* To be done *
Copy all lines in which the word "that" can be found.

* Dataset extract *
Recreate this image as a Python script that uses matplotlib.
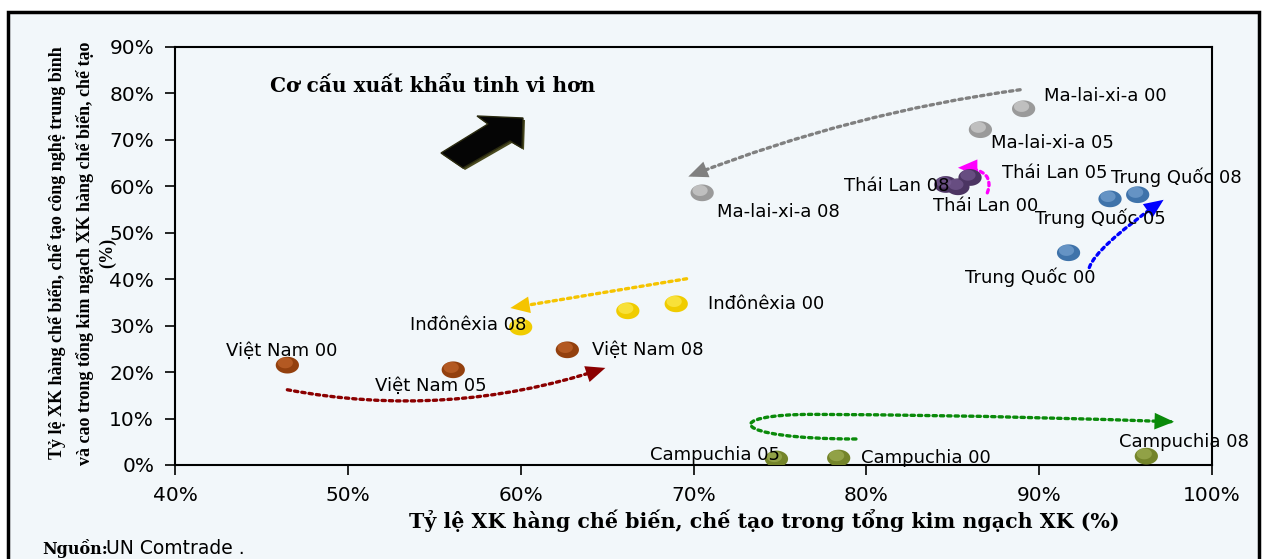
import numpy as np
import matplotlib.pyplot as plt
from matplotlib.patches import Rectangle, Polygon, FancyArrowPatch
from matplotlib.path import Path
from matplotlib.ticker import FuncFormatter

# data: share of manufactured exports (x) and medium/high-tech share (y), %
labels = ['Việt Nam 00', 'Việt Nam 05', 'Việt Nam 08',
          'Inđônêxia 00', '', 'Inđônêxia 08',
          'Ma-lai-xi-a 00', 'Ma-lai-xi-a 05', 'Ma-lai-xi-a 08',
          'Thái Lan 00', 'Thái Lan 05', 'Thái Lan 08',
          'Trung Quốc 00', 'Trung Quốc 05', 'Trung Quốc 08',
          'Campuchia 00', 'Campuchia 05', 'Campuchia 08']
x_manuf = [46.5, 56.1, 62.7,
           69.0, 66.2, 60.0,
           89.1, 86.6, 70.5,
           85.3, 86.0, 84.6,
           91.7, 94.1, 95.7,
           78.4, 74.8, 96.2]
y_tech = [21.5, 20.5, 24.8,
          34.7, 33.2, 29.7,
          76.7, 72.2, 58.6,
          59.9, 61.9, 60.4,
          45.7, 57.3, 58.2,
          1.5, 1.3, 1.9]
group = ['vn'] * 3 + ['id'] * 3 + ['my'] * 3 + ['th'] * 3 + ['cn'] * 3 + ['kh'] * 3

# styling
ball_col = {'vn': '#93400e', 'id': '#f0cc00', 'my': '#9a9a9a',
            'th': '#4b3462', 'cn': '#3f73aa', 'kh': '#74842a'}
hi_col = {'vn': '#c96a30', 'id': '#fff060', 'my': '#d8d8d8',
          'th': '#7a5f96', 'cn': '#7fa9d6', 'kh': '#a6b65a'}
# label offsets from the ball, pixels
lab_off = [(-61, 14), (-78, -16), (25, 0),
           (32, 0), (0, 0), (-111, 2),
           (20, 13), (11, -13), (15, -19),
           (-25, -19), (32, 5), (-102, -2),
           (-104, -25), (-75, -19), (-27, 17),
           (22, 0), (-126, 4), (-27, 14)]

# trend arrows (start -> end, in data units), connection style and colour
arrows = [((88.9, 80.8), (69.7, 62.1), 'arc3,rad=0.06', '#808080'),
          ((69.6, 40.1), (59.4, 33.8), 'arc3,rad=0', '#f5c400'),
          ((46.5, 16.2), (64.9, 20.9), 'arc3,rad=0.13', '#8b0000'),
          ((87.0, 58.6), (85.3, 64.0), 'angle3,angleA=70,angleB=0', '#ff00ff'),
          ((92.9, 42.5), (97.2, 57.1), 'angle3,angleA=72,angleB=35', '#0000ff')]
green_path = [(79.4, 5.6), (72.0, 5.6), (71.5, 11.0), (77.0, 10.9),
              (87.0, 10.7), (93.0, 9.9), (97.8, 9.3)]

bg = '#f2f7fa'
fig = plt.figure(figsize=(12.64, 5.59), dpi=100, facecolor='white')
fig.patches.append(Rectangle((8 / 1264, -0.05), 1251 / 1264, 1 - 12 / 559 + 0.05,
                             transform=fig.transFigure, facecolor=bg, edgecolor='black',
                             linewidth=2.5, zorder=-5))
ax = fig.add_axes([175 / 1264, 1 - 465 / 559, 1037 / 1264, 418 / 559])
ax.set_facecolor(bg)
ax.set_xlim(40, 100)
ax.set_ylim(0, 90)
ax.set_xticks(np.arange(40, 101, 10))
ax.set_yticks(np.arange(0, 91, 10))
pct = FuncFormatter(lambda v, p: '%d%%' % v)
ax.xaxis.set_major_formatter(pct)
ax.yaxis.set_major_formatter(pct)
ax.tick_params(direction='out', length=7, width=1.2, labelsize=14.5)
ax.tick_params(axis='y', pad=8)
ax.tick_params(axis='x', pad=8)
for s in ax.spines.values():
    s.set_linewidth(1.5)

# elliptical balls with a highlight
t = np.linspace(0, 2 * np.pi, 60)
ell = Path(np.column_stack([np.cos(t), 0.72 * np.sin(t)]), closed=True)
for gname in ball_col:
    xs = np.array([x for x, g in zip(x_manuf, group) if g == gname])
    ys = np.array([y for y, g in zip(y_tech, group) if g == gname])
    ax.scatter(xs, ys, s=280, marker=ell, color=ball_col[gname], edgecolor='none', zorder=3)
    ax.scatter(xs - 0.12, ys + 0.5, s=120, marker=ell, color=hi_col[gname],
               edgecolor='none', alpha=0.6, zorder=4)

for lab, x, y, off in zip(labels, x_manuf, y_tech, lab_off):
    if lab:
        ax.annotate(lab, (x, y), xytext=off, textcoords='offset pixels',
                    fontsize=13, va='center', ha='left', zorder=5,
                    fontfamily='DejaVu Sans')

# dotted body drawn on its own, solid filled head on top
dot = (0, (1, 1.2))
head = '-|>,head_length=1.4,head_width=0.6'
for (p0, p1, cs, c) in arrows:
    ax.annotate('', xy=p1, xytext=p0,
                arrowprops=dict(arrowstyle='-', color=c, lw=2.4, linestyle=dot,
                                shrinkA=0, shrinkB=4, connectionstyle=cs), zorder=2)
    ax.annotate('', xy=p1, xytext=p0,
                arrowprops=dict(arrowstyle=head, facecolor=c, edgecolor='none', lw=0,
                                shrinkA=0, shrinkB=0, connectionstyle=cs), zorder=2)

codes = [Path.MOVETO, Path.CURVE4, Path.CURVE4, Path.CURVE4,
         Path.CURVE4, Path.CURVE4, Path.CURVE4]
gpath = Path(green_path, codes)
ax.add_patch(FancyArrowPatch(path=gpath, transform=ax.transData, arrowstyle='-',
                             color='#0a8a0a', lw=2.4, linestyle=dot, zorder=2))
ax.add_patch(FancyArrowPatch(path=gpath, transform=ax.transData, arrowstyle=head,
                             mutation_scale=10, facecolor='#0a8a0a', edgecolor='none',
                             lw=0, zorder=2))

# big black arrow (pixels)
arrow_px = [(441, 153), (488, 124), (477, 116), (523, 118), (522, 148), (510, 141), (463, 168)]
ax_tr = fig.dpi_scale_trans
arrow_in = [(px / 100, (559 - py) / 100) for px, py in arrow_px]
fig.patches.append(Polygon([(a + 0.02, b - 0.02) for a, b in arrow_in], closed=True,
                           transform=ax_tr, facecolor='#4a4a20', edgecolor='none', zorder=6))
fig.patches.append(Polygon(arrow_in, closed=True, transform=ax_tr,
                           facecolor='#050505', edgecolor='#2a2a10', linewidth=1, zorder=7))

ax.text(45.5, 81.5, 'Cơ cấu xuất khẩu tinh vi hơn', fontsize=14.5, fontweight='bold',
        fontfamily='DejaVu Serif', va='center', ha='left')

fig.text(764 / 1264, 1 - 521 / 559,
         'Tỷ lệ XK hàng chế biến, chế tạo trong tổng kim ngạch XK (%)',
         fontsize=14.8, fontweight='bold', fontfamily='DejaVu Serif',
         ha='center', va='center')

ylab_lines = ['Tỷ lệ XK hàng chế biến, chế tạo công nghệ trung bình',
              'và cao trong tổng kim ngạch XK hàng chế biến, chế tạo', '(%)']
for line, px in zip(ylab_lines, [57, 85, 108]):
    fig.text(px / 1264, 1 - 253 / 559, line, rotation=90, fontsize=13,
             fontweight='bold', fontfamily='Liberation Serif', ha='center', va='center')

fig.text(42 / 1264, 1 - 549 / 559, 'Nguồn:', fontsize=11.5, fontweight='bold',
         fontfamily='DejaVu Serif', va='center')
fig.text(106 / 1264, 1 - 549 / 559, 'UN Comtrade .', fontsize=13.5,
         fontfamily='DejaVu Sans', va='center')

fig.savefig('out.png', dpi=100, facecolor='white')
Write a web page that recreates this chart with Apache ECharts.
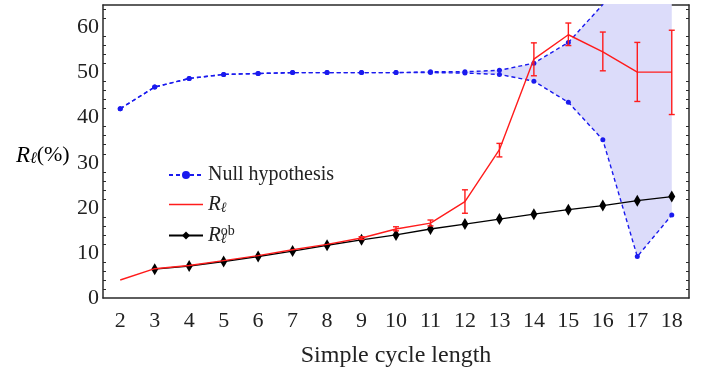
<!DOCTYPE html>
<html>
<head>
<meta charset="utf-8">
<script src="https://cdn.jsdelivr.net/npm/echarts@6/dist/echarts.min.js"></script>
<style>
  html, body { margin: 0; padding: 0; background: #fff; }
  #chart { width: 713px; height: 376px; }
</style>
</head>
<body>
<div id="chart"></div>
<script>
// simple cycle lengths 2..18
const lengths = ['2', '3', '4', '5', '6', '7', '8', '9', '10', '11', '12', '13', '14', '15', '16', '17', '18'];
// null hypothesis band (upper / lower), values above 65 run off the top of the plot
const nullUpper = [42.0, 46.8, 48.7, 49.6, 49.8, 50.0, 50.0, 50.0, 50.0, 50.2, 50.2, 50.5, 52.1, 56.7, 65.1, 85, 95];
const nullLower = [42.0, 46.8, 48.7, 49.6, 49.8, 50.0, 50.0, 50.0, 50.0, 50.0, 49.9, 49.6, 48.1, 43.4, 35.1, 9.2, 18.4];
// R_l with error bars
const rEll = [4.0, 6.5, 7.2, 8.3, 9.4, 10.7, 11.9, 13.3, 15.3, 16.6, 21.4, 32.9, 53.0, 58.4, 54.6, 50.1, 50.1];
const rLow = [null, null, null, null, null, null, null, 13.0, 14.9, 16.0, 18.8, 31.3, 49.3, 56.0, 50.4, 43.6, 40.7];
const rHigh = [null, null, null, null, null, null, null, 13.6, 15.8, 17.3, 24.0, 34.3, 56.6, 61.0, 59.0, 56.7, 59.4];
// observed R_l^ob
const rObs = [null, 6.4, 7.1, 8.1, 9.2, 10.4, 11.7, 12.9, 14.0, 15.3, 16.4, 17.5, 18.6, 19.6, 20.5, 21.6, 22.5];

const font = '"Liberation Serif", "DejaVu Serif", serif';
const blue = '#1a1aee';
const red = '#ff1c1c';
const axisColor = '#2a2a2a';

const errData = [];
rLow.forEach((lo, i) => {
  if (lo != null) errData.push([i, lo, rHigh[i]]);
});
const bandDiff = nullUpper.map((u, i) => u - nullLower[i]);

function richSet(base) {
  return {
    i: { fontFamily: font, fontStyle: 'italic', fontSize: base + 1, lineHeight: 22, verticalAlign: 'middle', color: '#222' },
    n: { fontFamily: font, fontSize: base, lineHeight: 22, verticalAlign: 'middle', color: '#222' },
    sub: { fontFamily: font, fontStyle: 'italic', fontSize: base - 6, lineHeight: 12, verticalAlign: 'bottom', color: '#222' },
    sub0: { fontFamily: font, fontStyle: 'italic', fontSize: base - 6, lineHeight: 12, width: 0, verticalAlign: 'bottom', color: '#222' },
    sup: { fontFamily: font, fontSize: base - 6, lineHeight: 12, verticalAlign: 'top', color: '#222' }
  };
}

const chart = echarts.init(document.getElementById('chart'));
chart.setOption({
  animation: false,
  grid: { left: 103, right: 24, top: 5, bottom: 78 },
  legend: {
    orient: 'vertical',
    left: 163,
    top: 160,
    itemWidth: 34,
    itemHeight: 10,
    itemGap: 9,
    data: [
      { name: 'Null hypothesis' },
      { name: 'R', icon: 'path://M0,0H34V1.4H0Z', itemStyle: { color: red } },
      { name: 'Rob' }
    ],
    formatter: name => {
      if (name === 'R') return '{i|R}{sub|ℓ}';
      if (name === 'Rob') return '{i|R}{sub0|ℓ}{sup|ob}';
      return '{n|' + name + '}';
    },
    textStyle: { fontFamily: font, fontSize: 20, color: '#222', rich: richSet(20) }
  },
  graphic: [{
    type: 'text',
    left: 16,
    top: 144,
    style: { text: '{i|R}{sub|ℓ}{n|(%)}', rich: richSet(22) }
  }],
  xAxis: [{
    type: 'category',
    data: lengths,
    boundaryGap: true,
    name: 'Simple cycle length',
    nameLocation: 'middle',
    nameGap: 46,
    nameTextStyle: { fontFamily: font, fontSize: 24, color: '#222' },
    axisLine: { lineStyle: { color: axisColor, width: 1.5 } },
    axisTick: { inside: true, alignWithLabel: true, length: 5, lineStyle: { color: axisColor } },
    axisLabel: { fontFamily: font, fontSize: 22, color: '#222', margin: 12 },
    splitLine: { show: false }
  }, {
    type: 'category',
    data: lengths,
    position: 'top',
    boundaryGap: true,
    axisLine: { show: true, onZero: false, lineStyle: { color: axisColor, width: 1.5 } },
    axisTick: { show: false },
    axisLabel: { show: false }
  }],
  yAxis: [{
    type: 'value',
    min: 0,
    max: 65,
    interval: 10,
    axisLine: { show: true, lineStyle: { color: axisColor, width: 1.5 } },
    axisTick: { inside: true, length: 6, lineStyle: { color: axisColor } },
    minorTick: { show: true, splitNumber: 5, length: 3, lineStyle: { color: axisColor } },
    axisLabel: { fontFamily: font, fontSize: 22, color: '#222', margin: 4, showMaxLabel: false },
    splitLine: { show: false }
  }, {
    type: 'value',
    min: 0,
    max: 65,
    interval: 10,
    position: 'right',
    axisLine: { show: true, lineStyle: { color: axisColor, width: 1.5 } },
    axisTick: { inside: true, length: 6, lineStyle: { color: axisColor } },
    minorTick: { show: true, splitNumber: 5, length: 3, lineStyle: { color: axisColor } },
    axisLabel: { show: false },
    splitLine: { show: false }
  }],
  series: [
    {
      name: 'bandBase',
      type: 'line',
      stack: 'band',
      data: nullLower,
      symbol: 'none',
      lineStyle: { opacity: 0 },
      silent: true,
      z: 1
    },
    {
      name: 'band',
      type: 'line',
      stack: 'band',
      data: bandDiff,
      symbol: 'none',
      lineStyle: { opacity: 0 },
      areaStyle: { color: '#dcdcfa', opacity: 1 },
      silent: true,
      z: 1
    },
    {
      name: 'Null hypothesis',
      type: 'line',
      data: nullUpper,
      symbol: 'circle',
      symbolSize: 5,
      itemStyle: { color: blue },
      lineStyle: { color: blue, width: 1.4, type: [4, 3] },
      z: 3
    },
    {
      name: 'Null hypothesis',
      type: 'line',
      data: nullLower,
      symbol: 'circle',
      symbolSize: 5,
      itemStyle: { color: blue },
      lineStyle: { color: blue, width: 1.4, type: [4, 3] },
      z: 3
    },
    {
      name: 'Rob',
      type: 'line',
      data: rObs,
      symbol: 'diamond',
      symbolSize: [7, 12],
      itemStyle: { color: '#000' },
      lineStyle: { color: '#000', width: 1.4 },
      z: 4
    },
    {
      name: 'R',
      type: 'line',
      data: rEll,
      symbol: 'none',
      itemStyle: { color: red },
      lineStyle: { color: red, width: 1.4 },
      z: 5
    },
    {
      name: 'Rerr',
      type: 'custom',
      data: errData,
      encode: { x: 0, y: [1, 2] },
      z: 6,
      renderItem: (params, api) => {
        const idx = api.value(0);
        const lo = api.coord([idx, api.value(1)]);
        const hi = api.coord([idx, api.value(2)]);
        const w = 3;
        const style = { stroke: red, lineWidth: 1.4 };
        return {
          type: 'group',
          children: [
            { type: 'line', shape: { x1: lo[0], y1: lo[1], x2: hi[0], y2: hi[1] }, style },
            { type: 'line', shape: { x1: lo[0] - w, y1: lo[1], x2: lo[0] + w, y2: lo[1] }, style },
            { type: 'line', shape: { x1: hi[0] - w, y1: hi[1], x2: hi[0] + w, y2: hi[1] }, style }
          ]
        };
      }
    }
  ]
});
</script>
</body>
</html>
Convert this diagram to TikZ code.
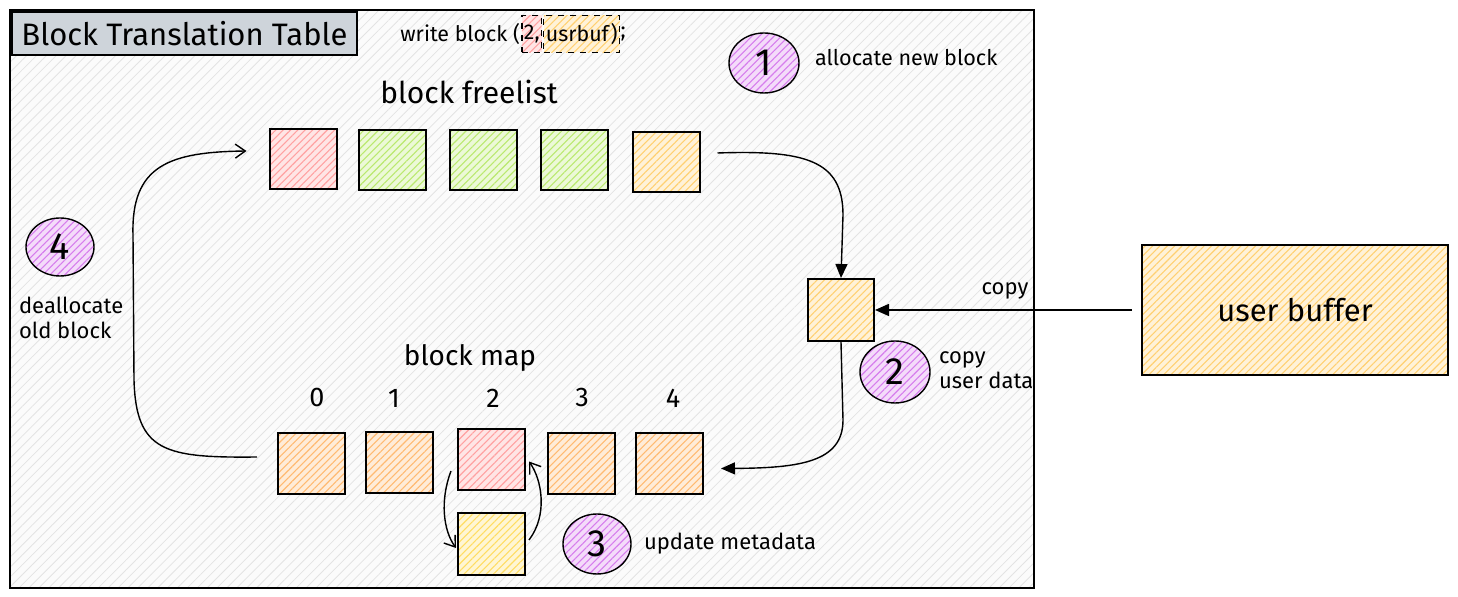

* Result of the task *
Recreate this image as a Python script that uses matplotlib.
Write a web page that recreates this chart with Apache ECharts.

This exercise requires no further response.